STATED TASK ▸ Print the lines starting at the line containing "Write the Plotly code for this chart." and ending at the line containing "errs = [p21_err, p27_err, rb_err, e2f1_err, cdk4_err, ccnd1_err]", exactly and in full, without the pictures.

MATERIALS PROVIDED ▸
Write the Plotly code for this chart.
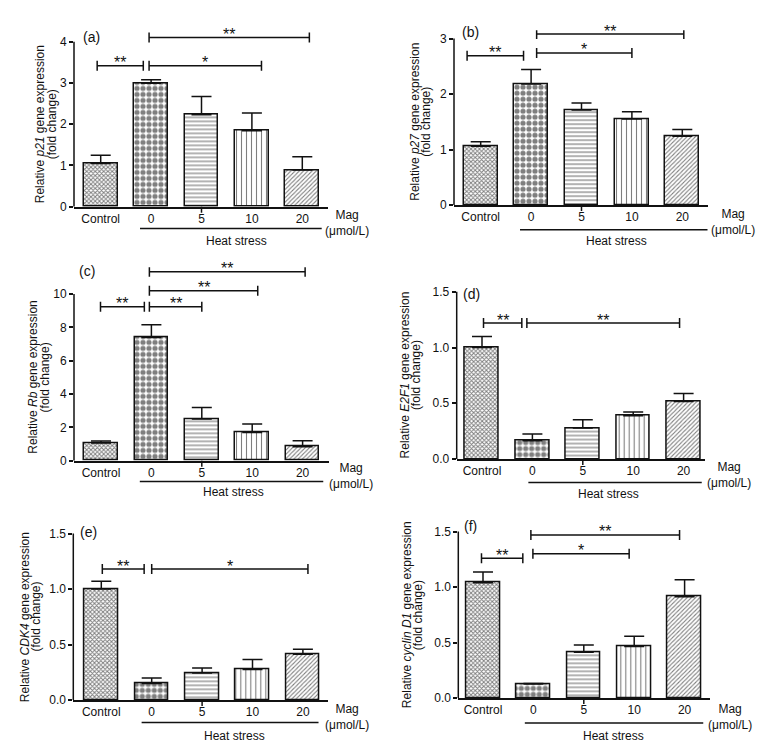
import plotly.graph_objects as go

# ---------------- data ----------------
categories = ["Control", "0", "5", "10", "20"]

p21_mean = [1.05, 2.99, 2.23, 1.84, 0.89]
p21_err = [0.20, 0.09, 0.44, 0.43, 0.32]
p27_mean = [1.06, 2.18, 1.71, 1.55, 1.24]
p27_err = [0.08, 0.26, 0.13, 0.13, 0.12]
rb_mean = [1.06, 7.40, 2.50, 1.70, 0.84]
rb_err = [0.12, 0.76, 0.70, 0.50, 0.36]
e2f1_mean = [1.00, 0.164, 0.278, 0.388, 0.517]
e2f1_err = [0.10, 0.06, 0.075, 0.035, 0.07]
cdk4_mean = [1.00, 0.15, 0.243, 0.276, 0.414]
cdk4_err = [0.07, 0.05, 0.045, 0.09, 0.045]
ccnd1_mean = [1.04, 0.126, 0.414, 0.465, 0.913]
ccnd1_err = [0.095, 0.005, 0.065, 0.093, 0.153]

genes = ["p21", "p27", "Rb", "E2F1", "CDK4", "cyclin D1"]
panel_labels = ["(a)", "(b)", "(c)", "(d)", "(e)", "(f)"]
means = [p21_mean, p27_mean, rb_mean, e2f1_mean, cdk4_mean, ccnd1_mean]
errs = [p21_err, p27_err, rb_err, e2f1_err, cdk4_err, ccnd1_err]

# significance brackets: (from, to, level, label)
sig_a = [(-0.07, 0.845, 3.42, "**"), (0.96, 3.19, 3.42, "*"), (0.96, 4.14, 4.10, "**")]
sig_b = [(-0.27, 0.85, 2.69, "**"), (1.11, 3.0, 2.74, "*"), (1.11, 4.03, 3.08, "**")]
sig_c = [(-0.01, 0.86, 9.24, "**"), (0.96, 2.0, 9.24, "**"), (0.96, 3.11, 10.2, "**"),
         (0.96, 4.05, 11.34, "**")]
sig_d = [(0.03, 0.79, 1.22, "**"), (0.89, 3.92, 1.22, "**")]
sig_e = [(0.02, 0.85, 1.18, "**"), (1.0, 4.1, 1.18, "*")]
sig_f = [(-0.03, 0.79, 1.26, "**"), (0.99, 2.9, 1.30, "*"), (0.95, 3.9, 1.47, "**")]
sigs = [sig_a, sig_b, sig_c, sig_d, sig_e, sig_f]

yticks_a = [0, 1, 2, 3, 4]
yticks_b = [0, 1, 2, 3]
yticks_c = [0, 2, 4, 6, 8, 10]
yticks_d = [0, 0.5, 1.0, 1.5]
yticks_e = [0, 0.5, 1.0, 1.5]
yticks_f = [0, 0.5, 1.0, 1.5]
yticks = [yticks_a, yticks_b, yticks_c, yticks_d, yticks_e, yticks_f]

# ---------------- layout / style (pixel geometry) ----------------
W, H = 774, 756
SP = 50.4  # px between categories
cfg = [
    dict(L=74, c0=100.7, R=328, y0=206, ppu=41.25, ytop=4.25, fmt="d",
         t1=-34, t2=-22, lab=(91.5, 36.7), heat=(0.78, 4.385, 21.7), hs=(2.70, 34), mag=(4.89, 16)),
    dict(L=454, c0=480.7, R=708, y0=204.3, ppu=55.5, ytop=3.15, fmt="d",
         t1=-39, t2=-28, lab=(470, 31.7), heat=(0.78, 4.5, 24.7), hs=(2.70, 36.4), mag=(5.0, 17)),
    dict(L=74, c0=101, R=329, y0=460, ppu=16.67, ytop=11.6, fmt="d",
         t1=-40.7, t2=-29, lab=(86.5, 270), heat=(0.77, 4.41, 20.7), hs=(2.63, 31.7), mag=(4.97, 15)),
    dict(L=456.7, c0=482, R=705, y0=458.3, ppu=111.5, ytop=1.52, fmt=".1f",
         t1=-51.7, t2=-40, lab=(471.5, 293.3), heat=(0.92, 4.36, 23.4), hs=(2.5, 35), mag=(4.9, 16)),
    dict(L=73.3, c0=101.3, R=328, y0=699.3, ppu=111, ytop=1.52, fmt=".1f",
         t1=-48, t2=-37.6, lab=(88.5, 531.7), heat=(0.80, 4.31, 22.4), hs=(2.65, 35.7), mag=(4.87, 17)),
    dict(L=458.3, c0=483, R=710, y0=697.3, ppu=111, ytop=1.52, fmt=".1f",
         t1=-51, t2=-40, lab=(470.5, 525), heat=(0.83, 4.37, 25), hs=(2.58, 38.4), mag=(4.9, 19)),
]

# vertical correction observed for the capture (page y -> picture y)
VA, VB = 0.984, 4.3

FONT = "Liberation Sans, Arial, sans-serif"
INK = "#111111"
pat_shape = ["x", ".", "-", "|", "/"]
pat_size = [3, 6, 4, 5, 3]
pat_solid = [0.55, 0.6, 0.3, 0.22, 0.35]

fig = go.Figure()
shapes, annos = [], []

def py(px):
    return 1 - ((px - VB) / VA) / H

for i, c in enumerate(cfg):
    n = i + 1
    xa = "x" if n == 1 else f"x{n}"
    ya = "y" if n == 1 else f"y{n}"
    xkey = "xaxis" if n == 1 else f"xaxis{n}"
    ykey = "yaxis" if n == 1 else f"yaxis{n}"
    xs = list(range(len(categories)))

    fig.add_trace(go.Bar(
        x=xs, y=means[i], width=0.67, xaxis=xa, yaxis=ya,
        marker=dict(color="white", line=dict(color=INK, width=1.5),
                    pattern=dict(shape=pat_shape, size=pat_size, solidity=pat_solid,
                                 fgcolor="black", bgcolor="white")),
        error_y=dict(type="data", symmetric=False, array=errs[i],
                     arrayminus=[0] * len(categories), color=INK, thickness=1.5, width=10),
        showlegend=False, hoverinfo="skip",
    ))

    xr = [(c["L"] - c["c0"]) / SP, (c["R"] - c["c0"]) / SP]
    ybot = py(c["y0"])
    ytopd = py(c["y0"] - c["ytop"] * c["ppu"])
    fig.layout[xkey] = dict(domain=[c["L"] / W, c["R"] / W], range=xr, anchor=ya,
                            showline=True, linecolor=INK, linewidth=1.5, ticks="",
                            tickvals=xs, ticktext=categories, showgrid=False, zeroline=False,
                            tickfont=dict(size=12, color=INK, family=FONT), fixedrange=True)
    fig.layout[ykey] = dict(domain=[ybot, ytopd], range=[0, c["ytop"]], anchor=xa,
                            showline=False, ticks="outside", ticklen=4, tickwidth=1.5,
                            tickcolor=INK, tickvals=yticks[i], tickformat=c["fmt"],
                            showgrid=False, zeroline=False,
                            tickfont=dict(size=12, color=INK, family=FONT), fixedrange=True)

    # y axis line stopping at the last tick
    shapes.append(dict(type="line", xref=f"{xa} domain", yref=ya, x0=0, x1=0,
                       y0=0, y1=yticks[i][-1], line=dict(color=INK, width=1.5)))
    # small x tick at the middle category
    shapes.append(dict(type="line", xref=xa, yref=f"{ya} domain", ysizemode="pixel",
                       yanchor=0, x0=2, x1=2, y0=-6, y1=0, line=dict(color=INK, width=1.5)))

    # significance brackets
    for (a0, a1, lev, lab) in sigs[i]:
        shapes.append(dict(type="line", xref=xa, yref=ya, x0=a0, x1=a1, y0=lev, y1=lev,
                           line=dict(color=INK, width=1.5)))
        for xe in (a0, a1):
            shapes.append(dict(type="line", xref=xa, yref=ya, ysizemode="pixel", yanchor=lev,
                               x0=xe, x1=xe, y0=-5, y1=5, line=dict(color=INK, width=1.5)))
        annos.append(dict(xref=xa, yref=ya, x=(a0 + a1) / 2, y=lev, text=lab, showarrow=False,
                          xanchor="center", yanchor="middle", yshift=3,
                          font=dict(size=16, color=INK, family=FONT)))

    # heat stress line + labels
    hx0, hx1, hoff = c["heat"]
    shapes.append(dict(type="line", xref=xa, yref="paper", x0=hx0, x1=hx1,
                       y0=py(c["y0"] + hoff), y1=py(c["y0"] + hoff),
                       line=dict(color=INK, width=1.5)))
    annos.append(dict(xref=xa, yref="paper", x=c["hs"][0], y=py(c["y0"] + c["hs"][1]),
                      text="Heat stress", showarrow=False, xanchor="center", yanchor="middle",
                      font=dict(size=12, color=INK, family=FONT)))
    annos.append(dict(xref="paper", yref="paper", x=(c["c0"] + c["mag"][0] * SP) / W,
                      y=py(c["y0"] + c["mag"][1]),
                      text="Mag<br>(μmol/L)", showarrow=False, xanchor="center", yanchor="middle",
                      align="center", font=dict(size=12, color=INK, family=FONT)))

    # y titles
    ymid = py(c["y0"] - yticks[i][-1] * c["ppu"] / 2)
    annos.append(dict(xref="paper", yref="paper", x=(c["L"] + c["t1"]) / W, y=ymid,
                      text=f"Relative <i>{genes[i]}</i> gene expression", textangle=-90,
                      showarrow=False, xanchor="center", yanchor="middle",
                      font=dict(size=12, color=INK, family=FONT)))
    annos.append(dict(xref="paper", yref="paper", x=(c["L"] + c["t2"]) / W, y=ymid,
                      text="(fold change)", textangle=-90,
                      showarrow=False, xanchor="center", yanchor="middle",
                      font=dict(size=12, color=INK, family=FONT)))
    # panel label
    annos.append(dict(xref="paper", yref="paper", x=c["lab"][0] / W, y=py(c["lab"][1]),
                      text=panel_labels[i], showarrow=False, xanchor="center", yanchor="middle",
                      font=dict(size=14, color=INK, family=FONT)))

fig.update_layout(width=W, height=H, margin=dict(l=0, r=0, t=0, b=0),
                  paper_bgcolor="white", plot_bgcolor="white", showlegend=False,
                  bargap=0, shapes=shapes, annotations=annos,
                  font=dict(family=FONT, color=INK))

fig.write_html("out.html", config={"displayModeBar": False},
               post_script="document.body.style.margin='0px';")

---

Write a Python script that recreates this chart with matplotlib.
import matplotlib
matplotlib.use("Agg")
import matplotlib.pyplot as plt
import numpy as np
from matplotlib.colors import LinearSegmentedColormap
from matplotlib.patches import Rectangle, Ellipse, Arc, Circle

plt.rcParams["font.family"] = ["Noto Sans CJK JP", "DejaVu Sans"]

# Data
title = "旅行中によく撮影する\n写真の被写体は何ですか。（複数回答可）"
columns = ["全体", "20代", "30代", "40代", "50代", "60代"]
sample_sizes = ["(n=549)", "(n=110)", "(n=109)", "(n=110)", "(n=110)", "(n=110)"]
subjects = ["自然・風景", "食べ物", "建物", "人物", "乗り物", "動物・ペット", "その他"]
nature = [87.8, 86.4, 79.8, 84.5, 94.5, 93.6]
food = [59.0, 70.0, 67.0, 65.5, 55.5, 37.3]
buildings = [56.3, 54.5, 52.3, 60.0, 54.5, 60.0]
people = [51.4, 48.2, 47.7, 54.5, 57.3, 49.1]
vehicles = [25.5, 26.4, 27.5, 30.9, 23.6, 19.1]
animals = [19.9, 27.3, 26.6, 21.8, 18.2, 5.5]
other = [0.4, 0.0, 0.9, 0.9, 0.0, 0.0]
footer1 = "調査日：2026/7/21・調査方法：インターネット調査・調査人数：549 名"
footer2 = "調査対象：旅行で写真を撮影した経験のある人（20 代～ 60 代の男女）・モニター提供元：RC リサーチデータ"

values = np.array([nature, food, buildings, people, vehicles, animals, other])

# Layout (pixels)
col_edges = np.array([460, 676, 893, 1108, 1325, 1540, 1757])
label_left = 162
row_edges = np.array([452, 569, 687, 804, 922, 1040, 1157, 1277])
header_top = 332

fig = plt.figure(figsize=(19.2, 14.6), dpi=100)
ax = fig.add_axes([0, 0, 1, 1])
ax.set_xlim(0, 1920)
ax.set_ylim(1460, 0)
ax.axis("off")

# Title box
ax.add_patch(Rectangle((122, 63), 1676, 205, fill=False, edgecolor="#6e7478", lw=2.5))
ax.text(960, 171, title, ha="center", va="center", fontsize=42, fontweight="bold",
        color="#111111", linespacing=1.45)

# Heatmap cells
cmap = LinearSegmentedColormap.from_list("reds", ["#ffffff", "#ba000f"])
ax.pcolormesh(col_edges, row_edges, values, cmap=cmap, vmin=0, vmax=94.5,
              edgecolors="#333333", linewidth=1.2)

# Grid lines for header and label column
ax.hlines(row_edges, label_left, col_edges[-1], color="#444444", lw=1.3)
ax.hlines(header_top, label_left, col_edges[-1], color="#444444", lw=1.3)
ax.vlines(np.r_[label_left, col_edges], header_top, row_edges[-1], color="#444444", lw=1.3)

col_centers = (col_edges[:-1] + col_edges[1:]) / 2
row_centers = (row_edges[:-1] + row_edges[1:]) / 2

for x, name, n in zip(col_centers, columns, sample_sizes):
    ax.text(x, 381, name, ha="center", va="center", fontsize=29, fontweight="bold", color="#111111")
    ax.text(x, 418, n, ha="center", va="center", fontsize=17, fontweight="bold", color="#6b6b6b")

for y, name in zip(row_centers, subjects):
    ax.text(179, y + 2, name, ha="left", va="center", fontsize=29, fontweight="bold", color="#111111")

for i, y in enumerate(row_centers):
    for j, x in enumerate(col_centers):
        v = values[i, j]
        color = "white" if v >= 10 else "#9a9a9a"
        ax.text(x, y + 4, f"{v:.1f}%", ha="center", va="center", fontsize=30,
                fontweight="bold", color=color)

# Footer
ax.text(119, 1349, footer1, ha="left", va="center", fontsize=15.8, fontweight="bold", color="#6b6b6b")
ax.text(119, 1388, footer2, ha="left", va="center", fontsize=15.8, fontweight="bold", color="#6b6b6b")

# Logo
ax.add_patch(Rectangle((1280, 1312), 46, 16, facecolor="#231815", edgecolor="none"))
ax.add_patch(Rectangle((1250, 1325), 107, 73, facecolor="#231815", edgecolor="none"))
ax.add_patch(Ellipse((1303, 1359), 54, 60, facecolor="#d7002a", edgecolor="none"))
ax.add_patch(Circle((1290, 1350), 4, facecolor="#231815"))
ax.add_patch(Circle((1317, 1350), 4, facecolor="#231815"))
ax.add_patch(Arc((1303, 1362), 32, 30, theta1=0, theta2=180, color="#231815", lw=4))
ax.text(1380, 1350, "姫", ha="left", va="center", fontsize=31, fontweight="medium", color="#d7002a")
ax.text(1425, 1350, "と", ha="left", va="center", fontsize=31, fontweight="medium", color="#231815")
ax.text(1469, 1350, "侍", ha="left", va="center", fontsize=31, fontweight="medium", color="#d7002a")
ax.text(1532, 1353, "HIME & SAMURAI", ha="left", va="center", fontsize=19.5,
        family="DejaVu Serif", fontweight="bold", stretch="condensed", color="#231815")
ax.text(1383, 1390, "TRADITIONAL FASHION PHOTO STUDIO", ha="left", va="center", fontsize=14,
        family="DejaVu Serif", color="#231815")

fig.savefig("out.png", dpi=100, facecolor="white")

SOLUTION FOR THIS EXERCISE ▸
Write the Plotly code for this chart.
import plotly.graph_objects as go

# ---------------- data ----------------
categories = ["Control", "0", "5", "10", "20"]

p21_mean = [1.05, 2.99, 2.23, 1.84, 0.89]
p21_err = [0.20, 0.09, 0.44, 0.43, 0.32]
p27_mean = [1.06, 2.18, 1.71, 1.55, 1.24]
p27_err = [0.08, 0.26, 0.13, 0.13, 0.12]
rb_mean = [1.06, 7.40, 2.50, 1.70, 0.84]
rb_err = [0.12, 0.76, 0.70, 0.50, 0.36]
e2f1_mean = [1.00, 0.164, 0.278, 0.388, 0.517]
e2f1_err = [0.10, 0.06, 0.075, 0.035, 0.07]
cdk4_mean = [1.00, 0.15, 0.243, 0.276, 0.414]
cdk4_err = [0.07, 0.05, 0.045, 0.09, 0.045]
ccnd1_mean = [1.04, 0.126, 0.414, 0.465, 0.913]
ccnd1_err = [0.095, 0.005, 0.065, 0.093, 0.153]

genes = ["p21", "p27", "Rb", "E2F1", "CDK4", "cyclin D1"]
panel_labels = ["(a)", "(b)", "(c)", "(d)", "(e)", "(f)"]
means = [p21_mean, p27_mean, rb_mean, e2f1_mean, cdk4_mean, ccnd1_mean]
errs = [p21_err, p27_err, rb_err, e2f1_err, cdk4_err, ccnd1_err]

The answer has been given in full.